New York authorities blasted Wells Fargo on Monday for leaving investors in the dark about the toxic sales culture that spawned the bank’s fake-accounts scandal.
New York Attorney General Barbara Underwood accused Wells Fargo of making “fraudulent” statements to shareholders over “many years” about its business model and notorious sales tactics.
“The misconduct at Wells Fargo was widespread across the bank and at every level of management -— impacting both customers and investors who were misled,” Underwood said in a statement.
For years, Wells Fargo touted its ability to sell customers multiple products, an industry practice known as “cross-selling.” The bank regularly pointed to this sales success in its earnings reports as a way to grow revenue and retain customers.
But Underwood’s office slammed Wells Fargo for failing to disclose to investors that its cross-sell prowess was “built on sales practice misconduct.”
The bank has admitted that unrealistic sales goals led employees to open up to 3.5 million fake bank and credit card accounts without customers’ knowledge. Wells Fargo workers faced relentless pressure to meet their sales targets, and were rewarded with bonuses and promotions when they did so.
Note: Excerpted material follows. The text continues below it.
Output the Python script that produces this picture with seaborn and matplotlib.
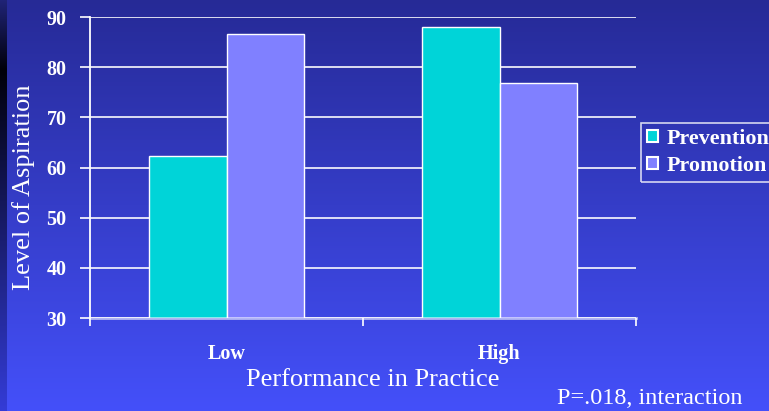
import numpy as np
import pandas as pd
import matplotlib
matplotlib.use("Agg")
import matplotlib.pyplot as plt
from matplotlib.patches import Patch
import seaborn as sns

# ---- data ----
performance = ["Low", "High"]
focus = ["Prevention", "Promotion"]
prevention_vals = [62.3, 88.0]
promotion_vals = [86.6, 76.8]
y_ticks = [30, 40, 50, 60, 70, 80, 90]

colors = {"Prevention": "#00d4d8", "Promotion": "#8080ff"}

df = pd.DataFrame({
    "Performance": performance * 2,
    "Focus": ["Prevention"] * 2 + ["Promotion"] * 2,
    "Aspiration": prevention_vals + promotion_vals,
})

plt.rcParams["font.family"] = ["Liberation Serif", "DejaVu Serif"]

W, H = 769, 411
fig = plt.figure(figsize=(W / 100, H / 100), dpi=100)

# ---- gradient background ----
bg = fig.add_axes([0, 0, 1, 1], zorder=-10)
t = np.linspace(0, 1, H)[:, None]
top = np.array([38, 42, 150]) / 255
bot = np.array([68, 80, 250]) / 255
grad = top[None, :] * (1 - t) + bot[None, :] * t
img = np.repeat(grad[:, None, :], W, axis=1)
# dark strip on the left
ys = np.arange(H)
c_top = np.array([32, 36, 120]) / 255
c_mid = np.array([0, 0, 10]) / 255
c_bot = np.array([52, 60, 215]) / 255
strip = np.zeros((H, 3))
for i in ys:
    if i < 70:
        f = i / 70
        strip[i] = c_top * (1 - f) + c_mid * f
    else:
        f = (i - 70) / (H - 70)
        strip[i] = c_mid * (1 - f) + c_bot * f
img[:, :7, :] = strip[:, None, :]
bg.imshow(img, aspect="auto", extent=[0, 1, 0, 1], interpolation="bilinear")
bg.axis("off")

# ---- main axes ----
ax = fig.add_axes([90 / W, 1 - 318 / H, 546 / W, 301 / H])
ax.set_facecolor("none")

sns.barplot(data=df, x="Performance", y="Aspiration", hue="Focus",
            order=performance, hue_order=focus, palette=colors,
            width=0.57, edgecolor="white", linewidth=1.0,
            saturation=1, legend=False, ax=ax, zorder=2)

ax.set_ylim(30, 90)
ax.set_xlim(-0.5, 1.5)
ax.set_yticks(y_ticks)
ax.set_yticklabels([str(v) for v in y_ticks], fontweight="bold", fontsize=14.5,
                   color="white")
ax.tick_params(axis="y", length=7, width=1.2, color="white", pad=10)

ax.set_xticks([-0.5, 0.5, 1.5])
ax.set_xticklabels([])
ax.tick_params(axis="x", which="major", length=6, width=1.2, color="white")
ax.set_xticks([0, 1], minor=True)
ax.set_xticklabels(performance, minor=True, fontweight="bold", fontsize=14.5,
                   color="white")
ax.tick_params(axis="x", which="minor", length=0, pad=19)

ax.set_axisbelow(True)
ax.yaxis.grid(True, color="white", linewidth=1.3, alpha=0.9)
ax.xaxis.grid(False)
for s in ["top", "right"]:
    ax.spines[s].set_visible(False)
ax.spines["left"].set_color("white")
ax.spines["left"].set_linewidth(1.3)
ax.spines["bottom"].set_color("white")
ax.spines["bottom"].set_alpha(0.6)
ax.spines["bottom"].set_linewidth(2)
ax.spines["bottom"].set_zorder(5)
ax.set_xlabel("")
ax.set_ylabel("")

# ---- texts ----
fig.text(373 / W, 1 - 380 / H, "Performance in Practice", color="white",
         fontsize=19, ha="center", va="center")
fig.text(24 / W, 1 - 187 / H, "Level of Aspiration", color="white",
         fontsize=19, ha="center", va="center", rotation=90)
fig.text(557 / W, 1 - 398 / H, "P=.018, interaction", color="white",
         fontsize=17.5, ha="left", va="center")

# ---- legend ----
handles = [Patch(facecolor=colors[k], edgecolor="white", linewidth=1.5, label=k)
           for k in focus]
leg = fig.legend(handles=handles, loc="upper left",
                 bbox_to_anchor=(641 / W, 1 - 123 / H),
                 bbox_transform=fig.transFigure,
                 prop={"weight": "bold", "size": 15.8}, labelcolor="white",
                 frameon=True, fancybox=False, borderpad=0.28,
                 handlelength=0.48, handleheight=0.48, handletextpad=0.4,
                 labelspacing=0.3, borderaxespad=0)
leg.get_frame().set_facecolor("none")
leg.get_frame().set_edgecolor((1, 1, 1, 0.6))
leg.get_frame().set_linewidth(1.2)

fig.savefig("out.png", dpi=100)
Wells Fargo shareholders lost money when the bank’s stock underperformed in the wake of the fake-accounts scandal. A wave of legal trouble has dinged Wells Fargo’s profits and tarnished its reputation.
The New York settlement said that Wells Fargo failed to alert investors about the “systemic problems” in its sales tactics. That’s despite the fact that former Wells Fargo CEO John Stumpf told Congress he became aware of widespread fraud by employees in 2013. And Wells Fargo’s board of directors received reports about increasing allegations as early as 2011.
New York officials pointed to a June 2011 email in which a member of the bank’s incentive compensation team acknowledged misconduct. “I’ve asked bankers… why people cheat… it’s because their manager tells them they’ll be fired if they don’t hit their minimums,” the email said.
NY officials continue to investigate
In a statement, Wells Fargo emphasized that it did not admit liability. “We believe that putting this matter behind us is in the best interest of all of our stakeholders, including customers,” the bank said, adding that it previously set aside money to cover the cost of the settlement.
Wells Fargo emphasized that the claims in the settlement related to product sales goals that were eliminated in 2016. “We remain focused on transforming Wells Fargo into a better company for our customers and other stakeholders,” the company said.
But Wells Fargo is not out of the woods with New York regulators. Underwood’s office said it’s continuing to investigate Wells Fargo’s “illegal business practices,” including enrolling customers in services without their knowledge or consent. Wells Fargo has said it charged thousands of customers for car insurance they didn’t need. The bank has also refunded customers who were charged for pet insurance and other products they didn’t fully understand.
Underwood pledged to continue to protect working families and investors from financial fraud by using the Martin Act, a state securities law that gives authorities vast enforcement powers.
In May, Wells Fargo agreed to pay $480 million to settle a class-action securities fraud lawsuit brought by investors who alleged the bank made misstatements and omissions in its disclosures about sales practices.